Measuring Colostrum Quality
Posted on November 9, 2012 in Starting Strong - Calf Care
Failure of passive transfer is one of the biggest factors affecting calf health and mortality. Not only is it important to make sure your calves are getting colostrum in a timely manner, but it is also important that the colostrum you are feeding is of the highest quality. How do you evaluate colostrum quality? Several great devices are available to make sure the colostrum you are feeding your calves is getting them off to the right start.
Currently, only about 13 percent of U.S. farms perform any type of colostrum quality evaluation with the colostrometer being the most commonly used type of evaluation.
A colostrometer is a glass hygrometer that is placed in a sample of colostrum at room temperature. The instrument measures the specific gravity or density of the colostrum. A dense colostrum sample will have a higher concentration of important immunoglobulins. Depending on the density, the colostrometer will either sink or float. The tube is color-coded, so you can easily see whether the colostrum is good (green) or not-so-good (red).
However, colostrometers can be inaccurate if the temperature of the colostrum is not at room temperature. If the colostrum is warmer than room temperature, there can be false negative readings and a lot of high-quality colostrum can be discarded.
The popularity of colostrometers is fairly high because they are easy to use and inexpensive. But, colostrometers are incredibly fragile and break easily when used on-farm. That, coupled with the temperature sensitivity problem, makes colostrometers less than ideal for on-farm evaluation.
A newer product to the market is the Brix refractometer. Unlike the colostrometer, the Brix refractometer is not temperature sensitive. It measures the total solids content in colostrum, which is directly correlated to the amount of IgGs present.
“A Brix measurement of at least 22 percent solids best predicts high-quality colostrum,” says Sandra Godden, a professor with the College of Veterinary Medicine at the University of Minnesota.
Recent research has shown that although Brix refractometers are not perfect, they offer improved accuracy over previous colostrum evaluation techniques.

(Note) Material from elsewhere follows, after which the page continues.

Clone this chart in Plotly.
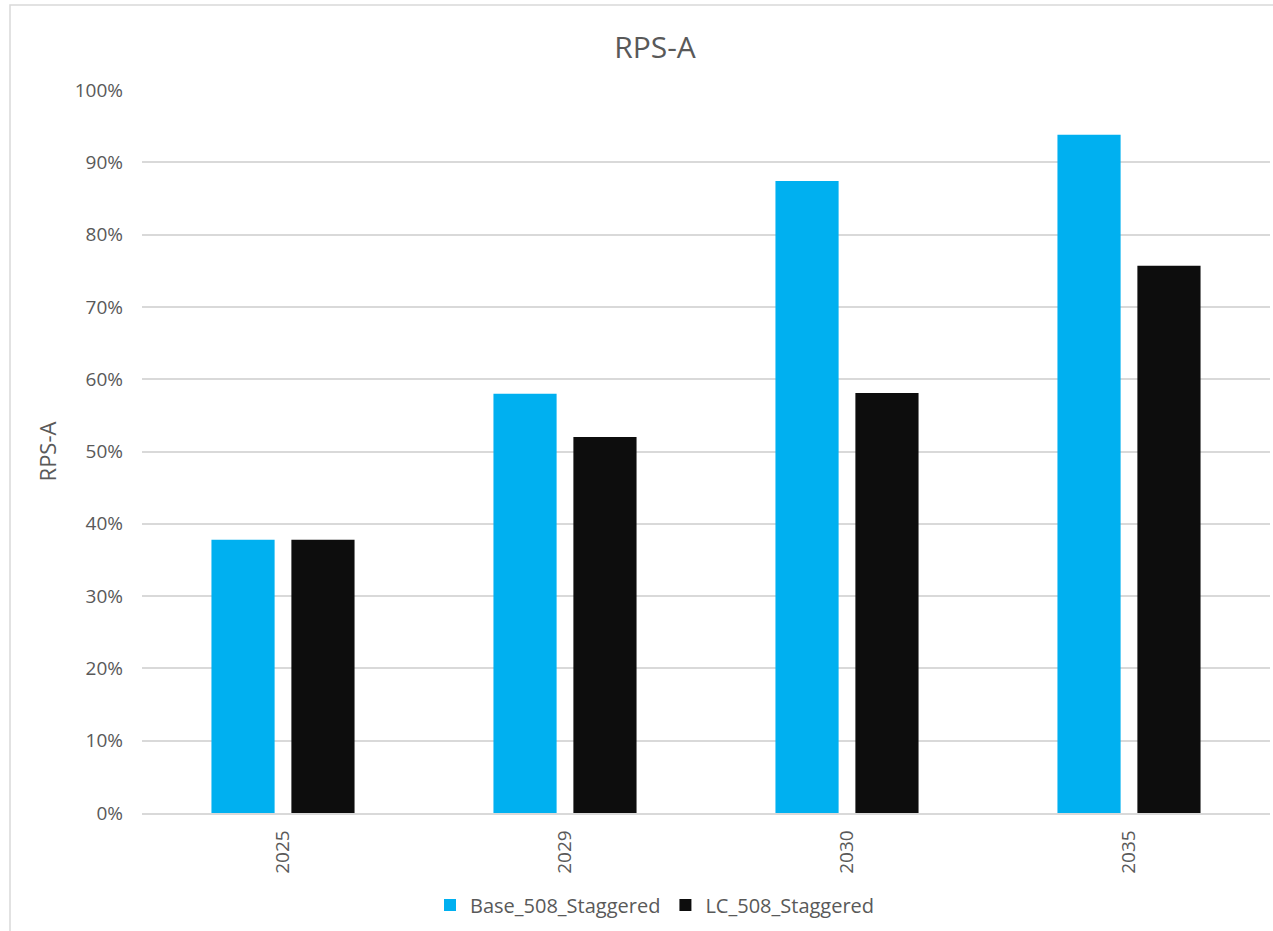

Refractometers can be as cheap as $50 and top-of-the-line digital models can cost more than $150.
While these devices are valuable estimating colostrum quality, it is still important to properly harvest and store colostrum, otherwise quality colostrum can be compromised.
“Clean matters,” says Godden. “Dirty, contaminated equipment is one important source of colostrum contamination.”
A second contamination source is bacterial growth during storage.
Properly cleaning and disinfecting the teats and milk equipment during the milking process and transferring colostrum into clean containers are two of the easiest ways to keep colostrum clean. Stored colostrum should either be frozen or refrigerated immediately and used up over a couple days post-collection.